WASHINGTON: The US Justice Department on Friday named a former war crimes investigator as a special counsel to oversee criminal probes into Donald Trump, three days after the former president announced a new White House run in 2024.
Trump — who claims to be the target of a "witch hunt" — slammed the dramatic move as "unfair" and "the worst politicisation of justice in our country."
The White House strongly denied any political interference, but the unprecedented special counsel investigation of a former president — and current presidential candidate — sets the stage for a drawn-out legal battle.
At a press conference, Attorney General Merrick Garland announced the appointment of Jack Smith, until recently a chief prosecutor in The Hague charged with probing Kosovo war crimes, to take over the two ongoing federal probes into Trump.
One is focused on the former president's efforts to overturn the results of the 2020 election and January 6, 2021, attack on the US Capitol by his supporters.
The other is an investigation into a cache of classified government documents seized in an FBI raid on Trump's Mar-a-Lago residence in Florida in August.
Garland said naming a special counsel was in the public interest because both the Republican Trump and his Democratic successor Joe Biden have stated their intention to run in 2024, although only Trump has officially declared for now.

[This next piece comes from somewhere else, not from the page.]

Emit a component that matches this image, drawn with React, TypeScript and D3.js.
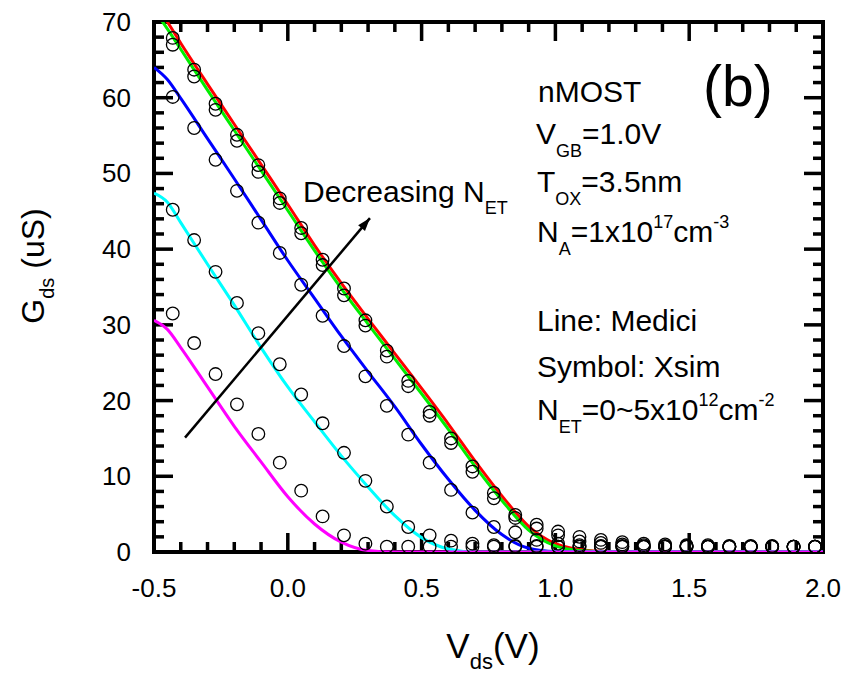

"Appointing a special counsel at this time is the right thing to do," Garland said. "The extraordinary circumstances presented here demand it."
At the White House, Press Secretary Karine Jean-Pierre said Biden had no advance notice of Garland's plans to name a special counsel.
Trump claimed in an interview with Fox News Digital that he was being targeted by the Biden administration to prevent him winning back the presidency.
"This is a disgrace and only happening because I am leading in every poll in both parties," he said. "It is not acceptable. It is so unfair. It is so political."
"This will not be a fair investigation," Trump told guests later at his Mar-a-Lago home.
"The horrendous abuse of power is the latest in a long series of witch hunts," he said, to applause.
In a statement, Smith, who previously headed the Justice Department's Public Integrity section, said the "pace of the investigations will not pause or flag under my watch."
"I will exercise independent judgement and will move the investigations forward expeditiously and thoroughly to whatever outcome the facts and the law dictate," he said.
Trump's entry into the White House race on Tuesday makes indicting him a much more delicate matter.
The appointment of an independent prosecutor to oversee the twin investigations could serve to help insulate Garland, a Biden appointee, from charges that the probe is politically motivated.
The special counsel will determine whether the former president should face any charges but the attorney general will have the ultimate say on whether charges should be filed.
Even if charged, the 76-year-old Trump can still run for president — nothing in US law bars a person charged with or convicted of a crime from doing so.
While in office, Trump was investigated by special counsel Robert Mueller over obstruction of justice and possible 2016 election collusion with Russia, but no charges were brought against him.
In addition to the federal investigations, Trump faces other legal woes.
New York state's attorney general Letitia James has filed a civil suit against Trump and three of his children, accusing them of business fraud.
And Trump is being investigated for pressuring officials in the southern swing state of Georgia to overturn Biden's 2020 victory — including a now-infamous taped phone call in which he asked the secretary of state to "find" enough votes to reverse the result.
Trump's unusually early announcement that he was running for president in 2024 was seen by some analysts in Washington as an attempt to stave off potential criminal charges.
Trump was impeached by the Democratic-majority House of Representatives in 2019 for seeking political dirt on Biden from Ukraine, and again after the January 6 attack on the Capitol, but was acquitted by the Senate both times.